It is advisable to provide a detailed outline of the artist or group’s history, emphasizing particular achievements (i.e. awards or honors, performances at particularly notable venues, etc.) and providing quotes from articles contained within the support materials. If support materials contain testimonials, these should be specific, listing particular accomplishments and descriptive information, people writing a letter on behalf of the beneficiary should provide information that speaks to their own credentials. For any articles, USCIS advises that petitions provide detailed information about the publication such as circulation, a clear identification of the name, intended audience, and reputation of the publication, and for any online-only sources, any available information about web traffic numbers would be helpful. Remember that any material not in English must be accompanied by a full translation with certification.

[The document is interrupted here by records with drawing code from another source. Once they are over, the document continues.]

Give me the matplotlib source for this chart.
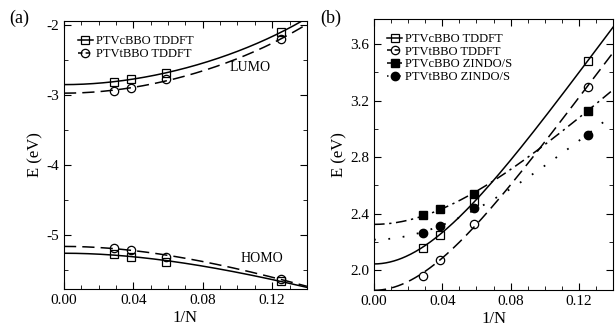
import numpy as np
import matplotlib
matplotlib.use("Agg")
import matplotlib.pyplot as plt
from matplotlib.ticker import MultipleLocator, FormatStrFormatter

plt.rcParams['font.family'] = ['Liberation Serif', 'DejaVu Serif']

# 1/N for the four oligomer lengths
inv_n = [0.0286, 0.0385, 0.0588, 0.125]

# panel (a): frontier orbital energies (eV)
lumo_c = [-2.81, -2.77, -2.68, -2.10]
lumo_t = [-2.94, -2.90, -2.77, -2.20]
homo_c = [-5.27, -5.31, -5.38, -5.66]
homo_t = [-5.18, -5.21, -5.31, -5.63]

# panel (b): excitation energies (eV)
gap_c_td = [2.16, 2.25, 2.49, 3.48]
gap_t_td = [1.96, 2.07, 2.33, 3.30]
gap_c_zi = [2.39, 2.43, 2.54, 3.13]
gap_t_zi = [2.26, 2.31, 2.44, 2.96]


def kuhn_fit(x, y, xs):
    # Kuhn-type fit: E^2 = A + B*cos(pi/(N+1)), with N = 1/x
    x = np.asarray(x)
    y = np.asarray(y)
    sign = np.sign(y[0])
    c = np.cos(np.pi * x / (1 + x))
    B, A = np.polyfit(c, y**2, 1)
    cs = np.cos(np.pi * xs / (1 + xs))
    return sign * np.sqrt(np.clip(A + B * cs, 0, None))


def style_axes(ax):
    ax.tick_params(which='both', direction='in', top=True, right=True,
                   labelsize=11)
    ax.tick_params(which='major', length=5)
    ax.tick_params(which='minor', length=3)
    ax.xaxis.set_major_locator(MultipleLocator(0.04))
    ax.xaxis.set_minor_locator(MultipleLocator(0.01))
    ax.xaxis.set_major_formatter(FormatStrFormatter('%.2f'))
    ax.set_xlabel('1/N', fontsize=12, labelpad=2)
    ax.set_ylabel('E (eV)', fontsize=12, labelpad=2)


fig = plt.figure(figsize=(6.15, 3.25), dpi=100)
xs = np.linspace(0, 0.14, 300)
open_mk = dict(ls='none', ms=6, mfc='none', mec='black', mew=0.9)
mk = dict(ms=6, mfc='none', mec='black', mew=0.9, color='black', lw=1.1)

# (a)
ax1 = fig.add_axes([0.104, 0.111, 0.395, 0.824])
ax1.plot(xs, kuhn_fit(inv_n, lumo_c, xs), '-', color='black', lw=1.1)
ax1.plot(xs, kuhn_fit(inv_n, lumo_t, xs), color='black', lw=1.1, dashes=(8, 4))
ax1.plot(xs, kuhn_fit(inv_n, homo_c, xs), '-', color='black', lw=1.1)
ax1.plot(xs, kuhn_fit(inv_n, homo_t, xs), color='black', lw=1.1, dashes=(8, 4))
ax1.plot(inv_n, lumo_c, 's', **open_mk)
ax1.plot(inv_n, lumo_t, 'o', **open_mk)
ax1.plot(inv_n, homo_c, 's', **open_mk)
ax1.plot(inv_n, homo_t, 'o', **open_mk)
h1, = ax1.plot([], [], 's-', **mk)
h2, = ax1.plot([], [], 'o', ls=(0, (3, 2)), **mk)
ax1.legend([h1, h2], ['PTVcBBO TDDFT', 'PTVtBBO TDDFT'], loc='upper left',
           frameon=False, fontsize=9, handlelength=1.2, handletextpad=0.3,
           labelspacing=0.1, borderaxespad=0.3, bbox_to_anchor=(0.02, 0.98))
ax1.text(0.107, -2.61, 'LUMO', fontsize=10, ha='center', va='center')
ax1.text(0.114, -5.34, 'HOMO', fontsize=10, ha='center', va='center')
ax1.set_xlim(0, 0.14)
ax1.set_ylim(-5.77, -1.94)
ax1.yaxis.set_major_locator(MultipleLocator(1))
ax1.yaxis.set_minor_locator(MultipleLocator(0.5))
ax1.yaxis.set_major_formatter(FormatStrFormatter('%d'))
style_axes(ax1)
fig.text(0.015, 0.93, '(a)', fontsize=13)

# (b)
ax2 = fig.add_axes([0.608, 0.108, 0.389, 0.834])
ax2.plot(xs, kuhn_fit(inv_n, gap_c_td, xs), '-', color='black', lw=1.1)
ax2.plot(xs, kuhn_fit(inv_n, gap_t_td, xs), color='black', lw=1.1, dashes=(8, 4))
ax2.plot(xs, kuhn_fit(inv_n, gap_c_zi, xs), color='black', lw=1.1,
         dashes=(7, 3, 1.5, 3))
ax2.plot(xs, kuhn_fit(inv_n, gap_t_zi, xs), color='black', lw=1.3,
         dashes=(1, 7))
ax2.plot(inv_n, gap_c_td, 's', **open_mk)
ax2.plot(inv_n, gap_t_td, 'o', **open_mk)
ax2.plot(inv_n, gap_c_zi, 's', ls='none', ms=6, color='black')
ax2.plot(inv_n, gap_t_zi, 'o', ls='none', ms=6, color='black')
g1, = ax2.plot([], [], 's-', **mk)
g2, = ax2.plot([], [], 'o', ls=(0, (3, 2)), **mk)
g3, = ax2.plot([], [], 's', ls=(0, (3, 1.5, 1, 1.5)), ms=6, color='black', lw=1.1)
g4, = ax2.plot([], [], 'o', ls=(0, (1, 3)), ms=6, color='black', lw=1.1)
ax2.legend([g1, g2, g3, g4],
           ['PTVcBBO TDDFT', 'PTVtBBO TDDFT', 'PTVcBBO ZINDO/S', 'PTVtBBO ZINDO/S'],
           loc='upper left', frameon=False, fontsize=9, handlelength=1.2,
           handletextpad=0.2, labelspacing=0.05, borderaxespad=0.3,
           bbox_to_anchor=(0.02, 0.98))
ax2.set_xlim(0, 0.14)
ax2.set_ylim(1.86, 3.78)
ax2.yaxis.set_major_locator(MultipleLocator(0.4))
ax2.yaxis.set_minor_locator(MultipleLocator(0.2))
ax2.yaxis.set_major_formatter(FormatStrFormatter('%.1f'))
style_axes(ax2)
fig.text(0.52, 0.93, '(b)', fontsize=13)

fig.savefig('out.png', dpi=100)
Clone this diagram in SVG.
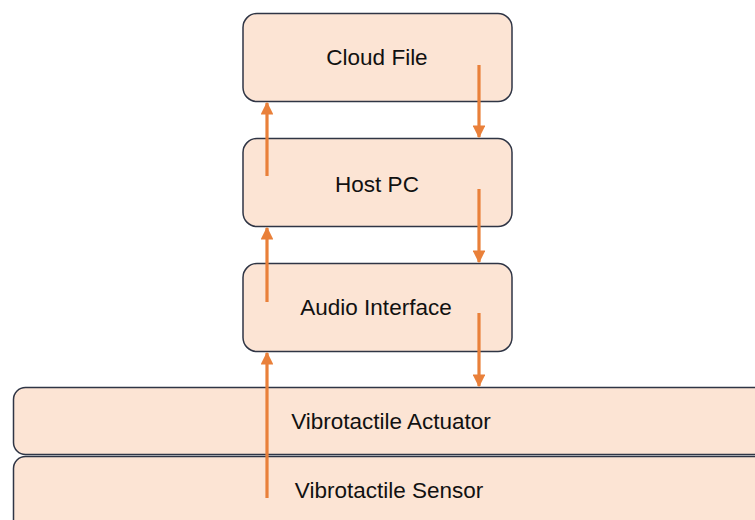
<svg xmlns="http://www.w3.org/2000/svg" width="755" height="520" viewBox="0 0 755 520">
<defs>
<style>
.box{fill:#fce4d4;stroke:#2f3545;stroke-width:1.5}
.lbl{font-family:"Liberation Sans",Arial,sans-serif;font-size:22.5px;fill:#111;text-anchor:middle}
.arr{stroke:#e9803a;stroke-width:3.2;fill:none;marker-end:url(#ah)}
</style>
<marker id="ah" viewBox="0 0 10 10" refX="9" refY="5" markerWidth="4" markerHeight="4" orient="auto" markerUnits="strokeWidth">
<path d="M0,0 L10,5 L0,10 Z" fill="#e9803a"/>
</marker>
</defs>
<rect width="755" height="520" fill="#ffffff"/>
<g id="sensor">
<rect class="box" x="13.5" y="456.5" width="760" height="80" rx="12"/>
<text class="lbl" x="389" y="498">Vibrotactile Sensor</text>
</g>
<g id="actuator">
<rect class="box" x="13.5" y="387.5" width="760" height="67" rx="12"/>
<text class="lbl" x="391" y="429">Vibrotactile Actuator</text>
</g>
<g id="audio">
<rect class="box" x="243" y="263.5" width="269" height="88" rx="14"/>
<text class="lbl" x="376" y="315">Audio Interface</text>
</g>
<g id="host">
<rect class="box" x="243" y="138.5" width="269" height="88" rx="14"/>
<text class="lbl" x="377" y="192">Host PC</text>
</g>
<g id="cloud">
<rect class="box" x="243" y="13.5" width="269" height="88" rx="14"/>
<text class="lbl" x="377" y="65">Cloud File</text>
</g>
<g id="connectors">
<line class="arr" x1="479" y1="65" x2="479" y2="137"/>
<line class="arr" x1="479" y1="189" x2="479" y2="262"/>
<line class="arr" x1="479" y1="313" x2="479" y2="386"/>
<line class="arr" x1="267" y1="176" x2="267" y2="103"/>
<line class="arr" x1="267" y1="302" x2="267" y2="228"/>
<line class="arr" x1="267" y1="498" x2="267" y2="353"/>
</g>
</svg>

In general, be extremely thorough and provide evidence that speaks to the reputation of not only the artist, but of venues, previous employers, any awards or honors, etc. Do not assume USCIS adjudicators have any familiarity with the arts and publications, artists, or venues that may seem well-known. Most RFEs question prestige and reputation (of everything) – anticipate this before filing, in case you do not get the chance to respond to an RFE.
Finally, even when engaging an artist who has previously received visa approval, prepare future petitions as thoroughly as if this is a first-time filing. USCIS has made it clear that prior approval is no guarantee of future approval.